Being a transplant myself, hailing from the state where folks are proud to call themselves “Cheeseheads” and where Lambeau’s “Frozen Tundra” is arguably considered the football capital of the world, I’d like to set the record straight.
Here on the Gulf Coast we actually do have four seasons; it’s just not called spring, summer, fall, and winter, down here. Instead, Siesta Key residents refer to our seasons as Lovebug Season, Hurricane Season, Snowbird/Tourist Season and Spring break Season.
This past May was an exceptionally bad season for these brazen little hordes of plecia nearctica. Luckily, their time for making whoopee was short-lived thanks to the heavy rains that came through in mid-May.
These marsh flies filled the air with unbelievable mass. They seemingly came out of nowhere, paired up and started their mating ritual in plain view and everywhere. Note of caution: they are especially drawn to light colors so if you happen to own, say, a light colored car, good luck trying to get into it without at least a handful following you inside. You do have a choice though, you can either gently shoo them out through the window as you speed away or watch helplessly as they copulate in front of you, behind you, beside you and who knows where else.
Per Wikipedia: Lovebugs do not swarm, but congregate in thousands. [Almost sounds like a church revival.] The slow, drifting movement of the insects has been described as almost reminiscent of snow fall except that, unlike snow, the flies also rise into the air. [Poetry in motion?] Adult females live only three to four days, while males live a little longer. [That certainly would explain why they make the most of their time together.]
A word of advice: if you happen to find yourself in their midst, unless you are wearing some kind of protective mouth covering, it’s best not to smile and keep your mouth closed…remember, they are drawn to light colors.
June 1st starts the next season for Siesta Key, Hurricane Season, which runs through November 1st.

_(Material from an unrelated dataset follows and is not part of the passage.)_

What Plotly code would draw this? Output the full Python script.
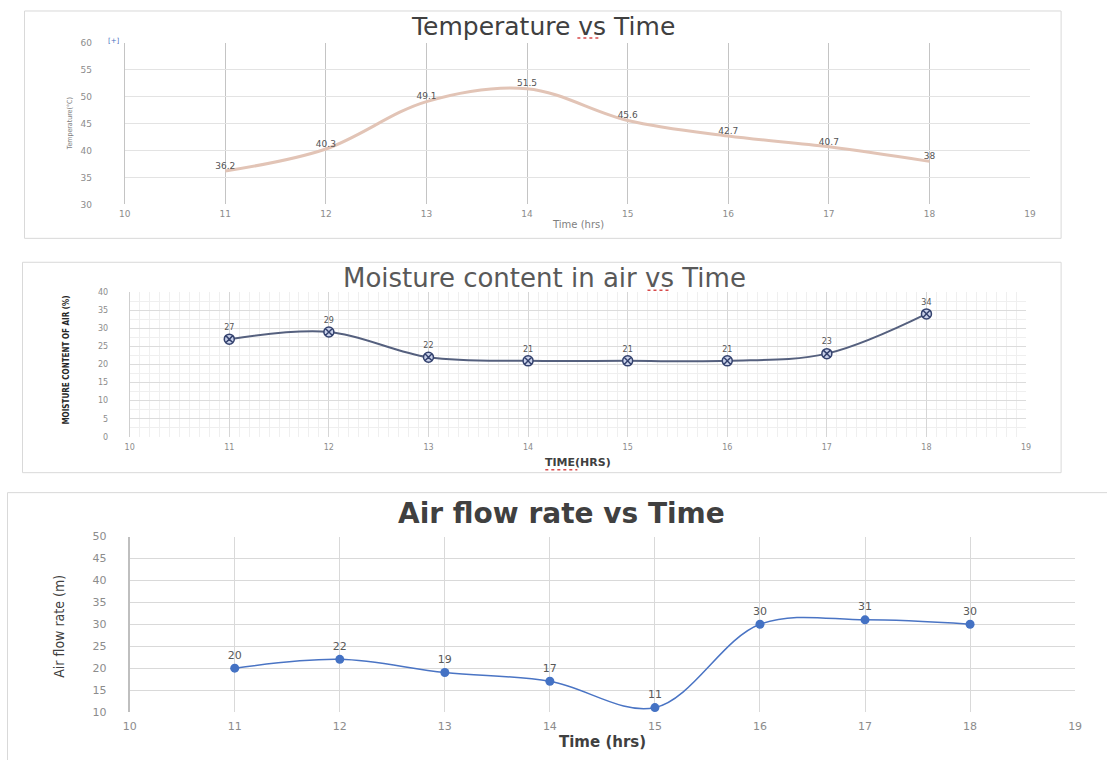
import plotly.graph_objects as go

# Figure canvas (slightly larger than the window; overflow is hidden)
W, H = 1120, 775
# photograph mapping observed: shot = S * page + (CX, CY)
S, CX, CY = 0.986, 7.5, 5.0

# ---------------- data ----------------
time_hrs = [11, 12, 13, 14, 15, 16, 17, 18]
temperature = [36.2, 40.3, 49.1, 51.5, 45.6, 42.7, 40.7, 38]
moisture = [27, 29, 22, 21, 21, 21, 23, 34]
airflow = [20, 22, 19, 17, 11, 30, 31, 30]

temp_ticks = [10, 11, 12, 13, 14, 15, 16, 17, 18, 19]


def fx(px):
    return ((px - CX) / S) / W


def fy(py):
    return 1 - ((py - CY) / S) / H


fig = go.Figure()

# Temperature
fig.add_trace(go.Scatter(
    x=time_hrs, y=temperature, mode="lines+text",
    text=[str(v) for v in temperature], textposition="top center",
    textfont=dict(family="DejaVu Sans", size=9, color="#555555"),
    line=dict(color="rgb(226,196,182)", width=3, shape="spline", smoothing=1),
    xaxis="x", yaxis="y", showlegend=False, cliponaxis=False,
))

# Moisture
fig.add_trace(go.Scatter(
    x=time_hrs, y=moisture, mode="lines+markers+text",
    text=[str(v) for v in moisture], textposition="top center",
    textfont=dict(family="DejaVu Sans", size=8, color="#555555"),
    line=dict(color="#55607e", width=2, shape="spline", smoothing=1),
    marker=dict(symbol="circle-x", size=10, color="#c9d1ea",
                line=dict(color="#34426e", width=1.5)),
    xaxis="x2", yaxis="y2", showlegend=False, cliponaxis=False,
))

# Air flow
fig.add_trace(go.Scatter(
    x=time_hrs, y=airflow, mode="lines+markers+text",
    text=[str(v) for v in airflow], textposition="top center",
    textfont=dict(family="DejaVu Sans", size=11, color="#595959"),
    line=dict(color="#4a74c4", width=1.5, shape="spline", smoothing=1),
    marker=dict(symbol="circle", size=9, color="#4472c4"),
    xaxis="x3", yaxis="y3", showlegend=False, cliponaxis=False,
))

tickfont_small = dict(family="DejaVu Sans", size=9, color="#8c8c8c")

layout = dict(
    width=W, height=H,
    margin=dict(l=0, r=0, t=0, b=0),
    paper_bgcolor="white", plot_bgcolor="rgba(0,0,0,0)",
    # ----- temperature axes
    xaxis=dict(domain=[fx(125), fx(1029)], range=[10, 19], anchor="y",
               tickvals=temp_ticks, showgrid=True, gridcolor="#c4c4c4", gridwidth=1,
               zeroline=False, showline=False, tickfont=tickfont_small,
               ticks="", ticklabelstandoff=3),
    yaxis=dict(domain=[fy(204), fy(42)], range=[30, 60], anchor="x", dtick=5,
               showgrid=True, gridcolor="#e3e3e3", zeroline=False,
               showline=True, linecolor="#c4c4c4", mirror=False,
               tickfont=tickfont_small, ticks="", ticklabelstandoff=30),
    # ----- moisture axes
    xaxis2=dict(domain=[fx(130), fx(1025)], range=[10, 19], anchor="y2",
                dtick=1, showgrid=True, gridcolor="#d6d6d6", zeroline=False,
                minor=dict(dtick=0.1, showgrid=True, gridcolor="#efefef"),
                tickfont=dict(family="DejaVu Sans", size=8, color="#8c8c8c"),
                ticks="", ticklabelstandoff=4, showline=False),
    yaxis2=dict(domain=[fy(437), fy(292)], range=[0, 40], anchor="x2", dtick=5,
                showgrid=True, gridcolor="#dcdcdc", zeroline=False,
                minor=dict(dtick=2.5, showgrid=True, gridcolor="#efefef"),
                showline=True, linecolor="#cfcfcf",
                tickfont=dict(family="DejaVu Sans", size=8, color="#8c8c8c"),
                ticks="", ticklabelstandoff=19),
    # ----- air flow axes
    xaxis3=dict(domain=[fx(130), fx(1074)], range=[10, 19], anchor="y3",
                dtick=1, showgrid=True, gridcolor="#d9d9d9", zeroline=False,
                showline=False,
                tickfont=dict(family="DejaVu Sans", size=11, color="#8c8c8c"),
                ticks="", ticklabelstandoff=6),
    yaxis3=dict(domain=[fy(713), fy(537)], range=[10, 50], anchor="x3", dtick=5,
                showgrid=True, gridcolor="#d9d9d9", zeroline=False,
                showline=True, linecolor="#bfbfbf", linewidth=2,
                tickfont=dict(family="DejaVu Sans", size=11, color="#8c8c8c"),
                ticks="", ticklabelstandoff=19),
)
fig.update_layout(**layout)

frame_col = "#d9d9d9"
squig_col = "#d84a4a"


def hline(x0, x1, y, color, dash="solid", width=1):
    return dict(type="line", xref="paper", yref="paper", x0=fx(x0), x1=fx(x1),
                y0=fy(y), y1=fy(y), line=dict(color=color, width=width, dash=dash))


shapes = [
    dict(type="rect", xref="paper", yref="paper", x0=fx(25), x1=fx(1060),
         y0=fy(238), y1=fy(10), line=dict(color=frame_col, width=1)),
    dict(type="rect", xref="paper", yref="paper", x0=fx(23), x1=fx(1060),
         y0=fy(473), y1=fy(262), line=dict(color=frame_col, width=1)),
    dict(type="rect", xref="paper", yref="paper", x0=fx(8), x1=fx(1130),
         y0=fy(790), y1=fy(493), line=dict(color=frame_col, width=1)),
    hline(577, 600, 37, squig_col, "dot", 1.5),
    hline(647, 669, 290, squig_col, "dot", 1.5),
    hline(545, 577, 470, squig_col, "dot", 1.5),
]
fig.update_layout(shapes=shapes)


def ann(text, x, y, size, color="#404040", family="DejaVu Sans", angle=0, bold=False):
    t = f"<b>{text}</b>" if bold else text
    return dict(text=t, x=fx(x), y=fy(y), xref="paper", yref="paper",
                showarrow=False, xanchor="center", yanchor="middle",
                textangle=angle, font=dict(family=family, size=size, color=color))


narrow = "Liberation Sans Narrow, DejaVu Sans Condensed, Arial Narrow, sans-serif"
annotations = [
    ann("Temperature vs Time", 543, 26, 25, "#404040"),
    ann("Time (hrs)", 578, 224, 10, "#7f7f7f"),
    ann("Temperature(°C)", 70, 123, 7, "#7f7f7f", family=narrow, angle=-90),
    ann("[+]", 114, 40, 7, "#4a6fc0"),
    ann("Moisture content in air vs Time", 544, 278, 26, "#595959"),
    ann("TIME(HRS)", 578, 463, 11, "#404040", bold=True),
    ann("MOISTURE CONTENT OF AIR (%)", 66, 360, 8, "#262626", family=narrow,
        angle=-90, bold=True),
    ann("Air flow rate vs Time", 561, 514, 28, "#404040", bold=True),
    ann("Time (hrs)", 602, 743, 15, "#404040", bold=True),
    ann("Air flow rate (m)", 60, 627, 14, "#404040", family=narrow, angle=-90),
]
fig.update_layout(annotations=annotations)

fig.write_html(
    "out.html",
    config={"displayModeBar": False, "responsive": False},
    post_script="document.body.style.margin='0';"
                "document.documentElement.style.overflow='hidden';"
                "document.body.style.overflow='hidden';",
)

Peak season is around the first week in September.
According to the Colorado State University’s Tropical Meterology Project, the 2018 hurricane season will be above average; however not as severe as the 2017 season.

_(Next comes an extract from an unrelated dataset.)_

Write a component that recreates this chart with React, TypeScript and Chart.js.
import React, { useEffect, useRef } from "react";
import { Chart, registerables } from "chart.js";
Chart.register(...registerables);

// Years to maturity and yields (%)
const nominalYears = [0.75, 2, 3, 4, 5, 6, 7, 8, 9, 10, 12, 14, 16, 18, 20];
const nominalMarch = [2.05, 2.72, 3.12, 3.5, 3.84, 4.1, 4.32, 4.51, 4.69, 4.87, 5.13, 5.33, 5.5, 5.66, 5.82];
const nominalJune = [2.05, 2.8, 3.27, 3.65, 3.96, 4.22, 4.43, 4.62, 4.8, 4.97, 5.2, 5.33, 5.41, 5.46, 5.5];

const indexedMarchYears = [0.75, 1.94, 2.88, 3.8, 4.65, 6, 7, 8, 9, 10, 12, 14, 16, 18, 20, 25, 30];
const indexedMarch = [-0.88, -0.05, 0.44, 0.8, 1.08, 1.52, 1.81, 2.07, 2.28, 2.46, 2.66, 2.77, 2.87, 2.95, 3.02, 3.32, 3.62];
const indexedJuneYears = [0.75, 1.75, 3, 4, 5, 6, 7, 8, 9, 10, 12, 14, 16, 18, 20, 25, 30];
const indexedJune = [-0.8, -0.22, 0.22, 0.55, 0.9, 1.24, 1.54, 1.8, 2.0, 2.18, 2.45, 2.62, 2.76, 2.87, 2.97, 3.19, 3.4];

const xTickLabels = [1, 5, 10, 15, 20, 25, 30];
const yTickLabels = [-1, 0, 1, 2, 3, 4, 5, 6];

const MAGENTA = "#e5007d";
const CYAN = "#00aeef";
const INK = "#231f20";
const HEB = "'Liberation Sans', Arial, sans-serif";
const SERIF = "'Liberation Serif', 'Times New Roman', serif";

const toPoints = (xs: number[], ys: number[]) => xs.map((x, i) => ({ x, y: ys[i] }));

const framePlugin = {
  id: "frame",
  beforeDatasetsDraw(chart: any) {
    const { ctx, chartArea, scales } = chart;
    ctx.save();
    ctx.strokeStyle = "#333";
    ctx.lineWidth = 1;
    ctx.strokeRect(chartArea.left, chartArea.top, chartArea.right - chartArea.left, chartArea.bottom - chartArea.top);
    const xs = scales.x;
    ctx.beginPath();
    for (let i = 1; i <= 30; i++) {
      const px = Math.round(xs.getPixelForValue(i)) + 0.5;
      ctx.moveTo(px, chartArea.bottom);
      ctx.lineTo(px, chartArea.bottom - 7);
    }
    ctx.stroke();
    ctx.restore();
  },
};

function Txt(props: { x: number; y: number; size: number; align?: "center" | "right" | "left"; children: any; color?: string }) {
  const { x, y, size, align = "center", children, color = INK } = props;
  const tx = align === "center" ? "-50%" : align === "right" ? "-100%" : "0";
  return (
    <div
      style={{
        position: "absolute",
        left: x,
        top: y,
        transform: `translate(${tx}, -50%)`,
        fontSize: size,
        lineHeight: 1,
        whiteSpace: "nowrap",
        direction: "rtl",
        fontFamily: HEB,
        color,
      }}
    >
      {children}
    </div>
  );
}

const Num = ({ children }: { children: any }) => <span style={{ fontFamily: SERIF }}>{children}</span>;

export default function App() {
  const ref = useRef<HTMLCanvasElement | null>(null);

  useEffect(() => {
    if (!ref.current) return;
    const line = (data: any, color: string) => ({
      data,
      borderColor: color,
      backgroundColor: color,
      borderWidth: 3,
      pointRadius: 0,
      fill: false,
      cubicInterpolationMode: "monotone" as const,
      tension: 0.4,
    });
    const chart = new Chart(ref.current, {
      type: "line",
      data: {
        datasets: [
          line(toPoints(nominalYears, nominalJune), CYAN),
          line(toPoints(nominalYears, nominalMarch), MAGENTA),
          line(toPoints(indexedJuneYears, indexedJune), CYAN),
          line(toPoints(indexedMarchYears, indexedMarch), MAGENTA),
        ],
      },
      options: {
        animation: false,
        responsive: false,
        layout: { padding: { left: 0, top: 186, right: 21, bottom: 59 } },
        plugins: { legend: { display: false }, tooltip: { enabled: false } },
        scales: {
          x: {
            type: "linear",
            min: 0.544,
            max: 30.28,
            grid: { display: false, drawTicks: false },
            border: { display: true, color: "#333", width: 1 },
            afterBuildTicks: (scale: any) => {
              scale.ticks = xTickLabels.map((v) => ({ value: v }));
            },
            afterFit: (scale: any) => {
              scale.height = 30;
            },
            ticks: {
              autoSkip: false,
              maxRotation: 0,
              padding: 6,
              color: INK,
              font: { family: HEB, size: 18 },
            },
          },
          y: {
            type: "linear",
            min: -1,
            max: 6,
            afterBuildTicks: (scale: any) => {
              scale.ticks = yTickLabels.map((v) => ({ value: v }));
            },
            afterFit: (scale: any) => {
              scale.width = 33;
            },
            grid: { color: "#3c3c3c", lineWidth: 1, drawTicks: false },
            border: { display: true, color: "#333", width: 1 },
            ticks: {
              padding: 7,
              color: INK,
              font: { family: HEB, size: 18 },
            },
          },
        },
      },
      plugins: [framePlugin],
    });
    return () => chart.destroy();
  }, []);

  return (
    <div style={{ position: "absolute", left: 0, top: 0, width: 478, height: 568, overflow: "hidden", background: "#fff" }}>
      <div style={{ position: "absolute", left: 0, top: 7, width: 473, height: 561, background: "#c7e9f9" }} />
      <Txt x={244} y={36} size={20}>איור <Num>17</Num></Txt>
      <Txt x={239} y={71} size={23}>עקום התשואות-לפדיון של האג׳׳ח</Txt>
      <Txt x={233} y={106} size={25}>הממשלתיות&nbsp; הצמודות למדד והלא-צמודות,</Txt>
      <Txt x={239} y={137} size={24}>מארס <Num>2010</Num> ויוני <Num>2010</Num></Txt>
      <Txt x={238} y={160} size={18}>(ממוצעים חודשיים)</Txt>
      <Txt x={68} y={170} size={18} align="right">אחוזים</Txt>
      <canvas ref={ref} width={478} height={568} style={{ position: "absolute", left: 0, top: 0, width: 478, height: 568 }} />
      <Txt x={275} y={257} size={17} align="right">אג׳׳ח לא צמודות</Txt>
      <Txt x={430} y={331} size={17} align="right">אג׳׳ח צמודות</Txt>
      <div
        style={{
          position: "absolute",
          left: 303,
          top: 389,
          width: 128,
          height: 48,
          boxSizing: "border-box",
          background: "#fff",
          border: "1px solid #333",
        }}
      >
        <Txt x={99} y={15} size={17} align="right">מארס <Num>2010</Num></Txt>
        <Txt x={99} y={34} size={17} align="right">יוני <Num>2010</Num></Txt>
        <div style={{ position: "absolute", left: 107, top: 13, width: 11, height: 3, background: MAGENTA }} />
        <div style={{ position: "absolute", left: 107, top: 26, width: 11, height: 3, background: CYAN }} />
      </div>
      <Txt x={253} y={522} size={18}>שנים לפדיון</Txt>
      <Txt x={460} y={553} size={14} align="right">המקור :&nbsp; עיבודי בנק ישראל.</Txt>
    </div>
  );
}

On September, 2017, Hurricane Irma passed 35 miles to the east of Sarasota. Although the damage included large downed trees and no power for some Siesta Key residents, the island was spared a direct hit. This was our first exposure to any kind of hurricane. We made peace with what was to come and counted ourselves among the lucky ones when we returned finding no damage to our property and working electricity.
According to HurricaneCity.com, Sarasota was affected by 16 hurricanes dating back to 1888, the worst of which took place on September 18, 1926 with winds of 120mph, but it does not differentiate between a direct hit or hurricane-force winds.

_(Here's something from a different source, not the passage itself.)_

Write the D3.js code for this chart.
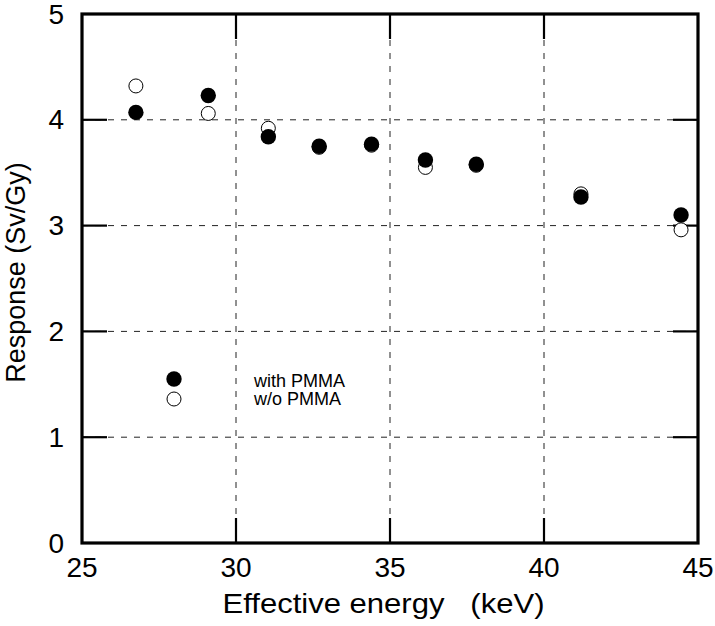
<!DOCTYPE html>
<html>
<head>
<meta charset="utf-8">
<script src="https://cdn.jsdelivr.net/npm/d3@7"></script>
<style>
  html, body { margin: 0; padding: 0; background: #fff; }
  svg { display: block; font-family: "Liberation Sans", Arial, Helvetica, sans-serif; }
</style>
</head>
<body>
<svg id="chart" width="715" height="626"></svg>
<script>
// ---- data ----
const energy      = [26.75, 29.1, 31.05, 32.7, 34.4, 36.15, 37.8, 41.2, 44.45];
const withPMMA    = [4.07, 4.23, 3.84, 3.75, 3.77, 3.62, 3.58, 3.27, 3.10];
const withoutPMMA = [4.32, 4.06, 3.92, 3.74, 3.76, 3.55, 3.57, 3.30, 2.96];
const xTicks = [25, 30, 35, 40, 45];
const yTicks = [0, 1, 2, 3, 4, 5];
const seriesNames = ["with PMMA", "w/o PMMA"];
const xTitle = "Effective energy\u00a0\u00a0\u00a0(keV)";
const yTitle = "Response (Sv/Gy)";

// ---- layout ----
const W = 715, H = 626;
const m = { left: 82, right: 17, top: 14, bottom: 83 };
const pw = W - m.left - m.right, ph = H - m.top - m.bottom;

const svg = d3.select("#chart");
const g = svg.append("g").attr("transform", `translate(${m.left},${m.top})`);

const x = d3.scaleLinear().domain([25, 45]).range([0, pw]);
const y = d3.scaleLinear().domain([0, 5]).range([ph, 0]);

// dashed grid
const gridX = xTicks.filter(v => v > 25 && v < 45);
const gridY = yTicks.filter(v => v > 0 && v < 5);
g.selectAll(".gx").data(gridX).enter().append("line")
  .attr("x1", d => x(d)).attr("x2", d => x(d))
  .attr("y1", 0).attr("y2", ph)
  .attr("stroke", "#222").attr("stroke-width", 1).attr("stroke-dasharray", "6,7");
g.selectAll(".gy").data(gridY).enter().append("line")
  .attr("y1", d => y(d)).attr("y2", d => y(d))
  .attr("x1", 0).attr("x2", pw)
  .attr("stroke", "#222").attr("stroke-width", 1).attr("stroke-dasharray", "6,7");

// inner solid ticks on all four sides
const tl = 25;
const tickStyle = s => s.attr("stroke", "#000").attr("stroke-width", 2.2);
g.selectAll(".tb").data(gridX).enter().append("line")
  .attr("x1", d => x(d)).attr("x2", d => x(d)).attr("y1", ph).attr("y2", ph - tl).call(tickStyle);
g.selectAll(".tt").data(gridX).enter().append("line")
  .attr("x1", d => x(d)).attr("x2", d => x(d)).attr("y1", 0).attr("y2", tl).call(tickStyle);
g.selectAll(".tl").data(gridY).enter().append("line")
  .attr("y1", d => y(d)).attr("y2", d => y(d)).attr("x1", 0).attr("x2", tl).call(tickStyle);
g.selectAll(".tr").data(gridY).enter().append("line")
  .attr("y1", d => y(d)).attr("y2", d => y(d)).attr("x1", pw).attr("x2", pw - tl).call(tickStyle);

// frame
g.append("rect").attr("x", 0).attr("y", 0).attr("width", pw).attr("height", ph)
  .attr("fill", "none").attr("stroke", "#000").attr("stroke-width", 3.2);

// tick labels
g.selectAll(".xl").data(xTicks).enter().append("text")
  .attr("x", d => x(d)).attr("y", ph + 34)
  .attr("text-anchor", "middle").attr("font-size", 28).attr("fill", "#000")
  .text(d => d);
g.selectAll(".yl").data(yTicks).enter().append("text")
  .attr("x", -18).attr("y", d => y(d) + 9.5)
  .attr("text-anchor", "end").attr("font-size", 28).attr("fill", "#000")
  .text(d => d);

// axis titles
g.append("text")
  .attr("x", 383.5 - m.left).attr("y", ph + 70)
  .attr("text-anchor", "middle").attr("font-size", 28).attr("fill", "#000")
  .attr("textLength", 322).attr("lengthAdjust", "spacingAndGlyphs")
  .text(xTitle);
svg.append("text")
  .attr("transform", `translate(25,${m.top + ph / 2 - 6}) rotate(-90)`)
  .attr("text-anchor", "middle").attr("font-size", 27).attr("fill", "#000")
  .text(yTitle);

// points: open first, filled on top
const rOpen = 7, rFill = 7.7;
g.selectAll(".po").data(energy.map((e, i) => [e, withoutPMMA[i]])).enter().append("circle")
  .attr("cx", d => x(d[0])).attr("cy", d => y(d[1])).attr("r", rOpen)
  .attr("fill", "#fff").attr("stroke", "#000").attr("stroke-width", 1);
g.selectAll(".pf").data(energy.map((e, i) => [e, withPMMA[i]])).enter().append("circle")
  .attr("cx", d => x(d[0])).attr("cy", d => y(d[1])).attr("r", rFill)
  .attr("fill", "#000");

// legend
const leg = svg.append("g");
leg.append("circle").attr("cx", 174).attr("cy", 379).attr("r", rFill).attr("fill", "#000");
leg.append("circle").attr("cx", 174).attr("cy", 399).attr("r", rOpen)
  .attr("fill", "#fff").attr("stroke", "#000").attr("stroke-width", 1);
leg.append("text").attr("x", 254).attr("y", 387).attr("font-size", 18).attr("fill", "#000").text(seriesNames[0]);
leg.append("text").attr("x", 254).attr("y", 405).attr("font-size", 18).attr("fill", "#000").text(seriesNames[1]);
</script>
</body>
</html>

Now I’d be remiss if I didn’t bring up the “Urban Legend” of a mysterious protection from hurricanes credited to an Indian princess or blessing. After our brush with Irma, I’d like to believe there is something to this legend.
Tourist Season begins November 2nd and runs through May 1st . It picks up again in June when school lets out and the locals head to the beaches. It’s also the time Europeans will frequent our area.
Tamiami Trail starts to fill with drivers unfamiliar with the rules of the road. In Sarasota, although you are allowed to make a U-turn at most intersections, it is still illegal to make a right turn from the far left lane.
Spring break Season
Most know that this season coincides with the colleges having their spring break. Island businesses love this time of year – island residents, not so much. During this period of time you want to make sure your off-island trips are timed between bridge openings. What normally would be a 5 minute drive to get off the island, could take 45 minutes longer.
Oh the perils of living where other people vacation. I truly love living on Siesta Key. I accept the four seasons of Siesta Key – all of them…well, if Lovebug Season is as bad as this one, I may have to rethink my all-inclusive embrace.